Ob wir denselben Weg einschlagen und ebenfalls Freilerner werden, können wir heute noch nicht sagen, aber wir sind dankbar, schon jetzt die verschiedenen Optionen zu kennen. Ich liebe den Drang unseres Sohnes, Sachen zu lernen, Dinge bis ins Detail verstehen zu wollen. Und ich liebe es, die Zeit zu haben, auf all seine Bedürfnisse einzugehen, ihm alles zu zeigen und zwar dann, wenn er sich dafür interessiert und nicht dann, wann es im Lehrplan vorgesehen ist.
Wir sind mit vielen Reisefamilien vernetzt
Inzwischen ist der Kontakt und die Vernetzung mit anderen Reisefamilien für mich einer der Hauptgründe, die Reise fortzusetzen.

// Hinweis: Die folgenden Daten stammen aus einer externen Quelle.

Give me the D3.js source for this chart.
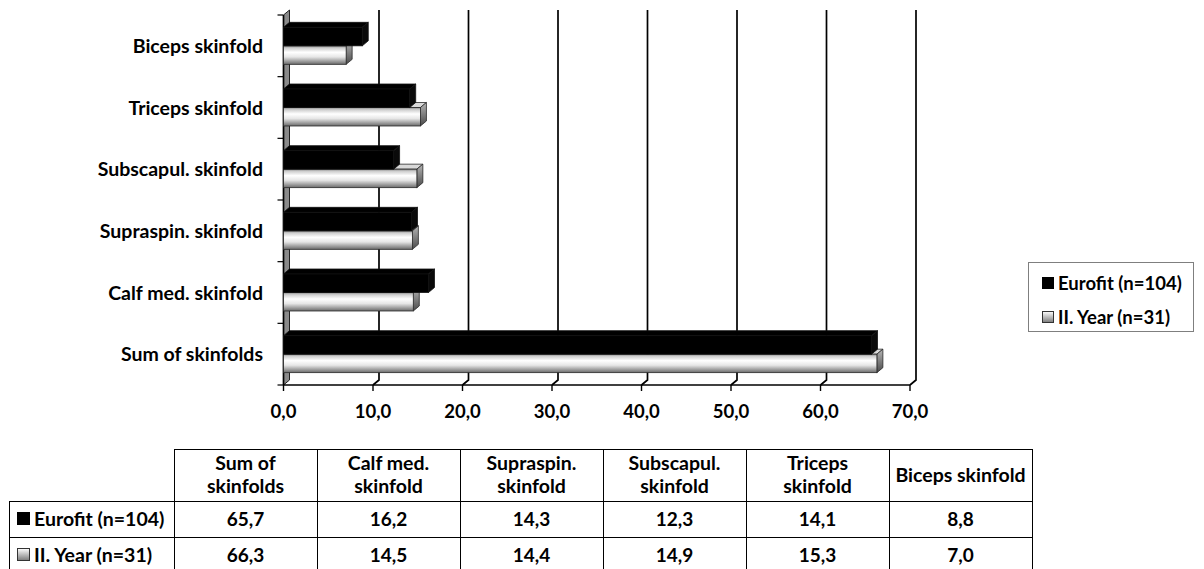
<!DOCTYPE html>
<html>
<head>
<meta charset="utf-8">
<script src="https://cdn.jsdelivr.net/npm/d3@7"></script>
<style>
  html, body { margin: 0; padding: 0; background: #fff; }
  svg { display: block; font-family: Lato, "Open Sans", sans-serif; font-weight: 700; }
</style>
</head>
<body>
<svg id="chart" width="1204" height="569"></svg>
<script>
// Skinfold measurements (mm), Eurofit reference vs. second-year students
const categories = ["Sum of skinfolds", "Calf med. skinfold", "Supraspin. skinfold",
                    "Subscapul. skinfold", "Triceps skinfold", "Biceps skinfold"];
const headerLines = [["Sum of", "skinfolds"], ["Calf med.", "skinfold"], ["Supraspin.", "skinfold"],
                     ["Subscapul.", "skinfold"], ["Triceps", "skinfold"], ["Biceps skinfold"]];
const seriesNames = ["Eurofit (n=104)", "II. Year (n=31)"];
const eurofit = [65.7, 16.2, 14.3, 12.3, 14.1, 8.8];
const secondYear = [66.3, 14.5, 14.4, 14.9, 15.3, 7.0];
const xTicks = [0, 10, 20, 30, 40, 50, 60, 70];

const fmt = v => d3.format(".1f")(v).replace(".", ",");

const svg = d3.select("#chart");
const defs = svg.append("defs");

// Gradients for the light bars (front face, side face, legend key)
const gFront = defs.append("linearGradient").attr("id", "gFront")
  .attr("x1", 0).attr("y1", 0).attr("x2", 0).attr("y2", 1);
[["0%", "#8c8c8c"], ["12%", "#cfcfcf"], ["35%", "#ffffff"], ["60%", "#e6e6e6"], ["100%", "#6a6a6a"]]
  .forEach(([o, c]) => gFront.append("stop").attr("offset", o).attr("stop-color", c));
const gSide = defs.append("linearGradient").attr("id", "gSide")
  .attr("x1", 0).attr("y1", 0).attr("x2", 0).attr("y2", 1);
[["0%", "#b5b5b5"], ["100%", "#4a4a4a"]]
  .forEach(([o, c]) => gSide.append("stop").attr("offset", o).attr("stop-color", c));
const gKey = defs.append("linearGradient").attr("id", "gKey")
  .attr("x1", 0).attr("y1", 0).attr("x2", 0).attr("y2", 1);
[["0%", "#ffffff"], ["100%", "#7a7a7a"]]
  .forEach(([o, c]) => gKey.append("stop").attr("offset", o).attr("stop-color", c));

// 3D projection offset of the back wall
const DX = 6, DY = -5;

const x = d3.scaleLinear().domain([0, 70]).range([283.5, 910]);
const y = d3.scaleBand().domain(categories).range([385, 15]);
const ySub = d3.scaleBand().domain(seriesNames).range([0, y.bandwidth()])
  .paddingInner(0).paddingOuter(0.667);

const plot = svg.append("g");

// Back-wall gridlines with their slanted feet on the floor
xTicks.filter(t => t > 0).forEach(t => {
  const xf = x(t), xb = xf + DX;
  plot.append("path")
    .attr("d", `M${xb},${y.range()[1] + DY} L${xb},${y.range()[0] + DY} L${xf},${y.range()[0]}`)
    .attr("fill", "none").attr("stroke", "#000").attr("stroke-width", 1.7);
});

// Left wall
const x0 = x(0);
plot.append("path")
  .attr("d", `M${x0},15 L${x0 + DX},${15 + DY} L${x0 + DX},${385 + DY} L${x0},385 Z`)
  .attr("fill", "#8a8a8a").attr("stroke", "#222").attr("stroke-width", 1);
plot.append("line").attr("x1", x0).attr("x2", x0).attr("y1", 15).attr("y2", 385)
  .attr("stroke", "#000").attr("stroke-width", 1.7);

// Category ticks on the wall edge
const bounds = categories.map(c => y(c)).concat([385]);
plot.selectAll(".ytick").data(bounds).join("line")
  .attr("x1", x0 - 6).attr("x2", x0).attr("y1", d => d).attr("y2", d => d)
  .attr("stroke", "#000").attr("stroke-width", 1.2);

// Floor axis line and ticks
plot.append("line").attr("x1", x0).attr("x2", x(70)).attr("y1", 385).attr("y2", 385)
  .attr("stroke", "#000").attr("stroke-width", 1.7);
plot.selectAll(".xtick").data(xTicks).join("line")
  .attr("x1", d => x(d)).attr("x2", d => x(d)).attr("y1", 385).attr("y2", 391)
  .attr("stroke", "#000").attr("stroke-width", 1.4);

// Axis tick labels
svg.selectAll(".xlab").data(xTicks).join("text")
  .attr("x", d => x(d)).attr("y", 418).attr("text-anchor", "middle")
  .attr("font-size", 18.5).text(fmt);

// Category labels
svg.selectAll(".ylab").data(categories).join("text")
  .attr("x", 263).attr("y", d => y(d) + y.bandwidth() / 2 + 7)
  .attr("text-anchor", "end").attr("font-size", 19.5).text(d => d);

// Draws one 3D bar: front face, top face, right side face
function bar3d(g, v, top, h, style) {
  const xs = x(0), xe = x(v);
  const grp = g.append("g");
  // top face
  grp.append("path")
    .attr("d", `M${xs},${top} L${xs + DX},${top + DY} L${xe + DX},${top + DY} L${xe},${top} Z`)
    .attr("fill", style.top).attr("stroke", style.stroke).attr("stroke-width", 0.8);
  // side face
  grp.append("path")
    .attr("d", `M${xe},${top} L${xe + DX},${top + DY} L${xe + DX},${top + h + DY} L${xe},${top + h} Z`)
    .attr("fill", style.side).attr("stroke", style.stroke).attr("stroke-width", 0.8);
  // front face
  grp.append("rect").attr("x", xs).attr("y", top).attr("width", xe - xs).attr("height", h)
    .attr("fill", style.front).attr("stroke", style.stroke).attr("stroke-width", 0.8);
}

const darkStyle = { front: "#000", top: "#000", side: "#0a0a0a", stroke: "#111" };
const lightStyle = { front: "url(#gFront)", top: "#d9d9d9", side: "url(#gSide)", stroke: "#2a2a2a" };

const bars = svg.append("g");
categories.forEach((c, i) => {
  // lower (light) bar first so the dark bar above hides its top face
  bar3d(bars, secondYear[i], y(c) + ySub(seriesNames[1]), ySub.bandwidth(), lightStyle);
  bar3d(bars, eurofit[i], y(c) + ySub(seriesNames[0]), ySub.bandwidth(), darkStyle);
});

// Legend
const leg = svg.append("g");
leg.append("rect").attr("x", 1028.5).attr("y", 262.5).attr("width", 165).attr("height", 69)
  .attr("fill", "#fff").attr("stroke", "#7f7f7f").attr("stroke-width", 1);
const legY = [283, 317];
seriesNames.forEach((s, i) => {
  leg.append("rect").attr("x", 1042.5).attr("y", legY[i] - 5.5).attr("width", 11).attr("height", 11)
    .attr("fill", i === 0 ? "#000" : "url(#gKey)").attr("stroke", i === 0 ? "#000" : "#333");
  leg.append("text").attr("x", 1058).attr("y", legY[i] + 6.5).attr("font-size", 18.5).text(s);
});

// Data table
const colX = d3.range(7).map(i => 174 + i * 143);
const rowY = [449, 501, 537, 573];
const tbl = svg.append("g");
const lineStyle = sel => sel.attr("stroke", "#000").attr("stroke-width", 1).attr("shape-rendering", "crispEdges");

// horizontal lines
tbl.append("line").attr("x1", colX[0]).attr("x2", colX[6]).attr("y1", rowY[0]).attr("y2", rowY[0]).call(lineStyle);
[1, 2, 3].forEach(r => tbl.append("line").attr("x1", 9).attr("x2", colX[6])
  .attr("y1", rowY[r]).attr("y2", rowY[r]).call(lineStyle));
// vertical lines
colX.forEach(cx => tbl.append("line").attr("x1", cx).attr("x2", cx)
  .attr("y1", rowY[0]).attr("y2", rowY[3]).call(lineStyle));
tbl.append("line").attr("x1", 9).attr("x2", 9).attr("y1", rowY[1]).attr("y2", rowY[3]).call(lineStyle);

// header cells
headerLines.forEach((lines, i) => {
  const cx = (colX[i] + colX[i + 1]) / 2;
  const mid = (rowY[0] + rowY[1]) / 2;
  const t = tbl.append("text").attr("text-anchor", "middle").attr("font-size", 19.5);
  lines.forEach((ln, j) => {
    t.append("tspan").attr("x", cx)
      .attr("y", mid + 6.5 + (j - (lines.length - 1) / 2) * 23).text(ln);
  });
});

// series rows
[eurofit, secondYear].forEach((vals, r) => {
  const mid = (rowY[r + 1] + rowY[r + 2]) / 2;
  tbl.append("rect").attr("x", 17.5).attr("y", mid - 6.5).attr("width", 12).attr("height", 12)
    .attr("fill", r === 0 ? "#000" : "url(#gKey)").attr("stroke", r === 0 ? "#000" : "#333");
  tbl.append("text").attr("x", 34).attr("y", mid + 7).attr("font-size", 19.5).text(seriesNames[r]);
  vals.forEach((v, i) => {
    tbl.append("text").attr("x", (colX[i] + colX[i + 1]) / 2).attr("y", mid + 7)
      .attr("text-anchor", "middle").attr("font-size", 19).text(fmt(v));
  });
});
</script>
</body>
</html>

Es ist wie ein Netzwerk von Gleichgesinnten, jedes Gespräch ist eine Bereicherung. Alle Familien sind an irgendeinem Punkt an die Grenzen des Systems gestoßen und auf der Suche nach einer Alternative. Seit wir auf Reisen sind, habe ich nicht mehr das Gefühl, dass wir anders sind. Ich habe das Gefühl, dass wir so sein dürfen, wie wir sind.
Für meinen Sohn und mich ist die Reise noch nicht zu Ende
Anfang 2021 haben mein Mann und ich entschieden, dass es für alle entspannter ist, wenn sich unsere Wege trennen. Für uns alle eine neue Situation, in der wir uns gerade neu sortieren und sehen, wie es weiter geht.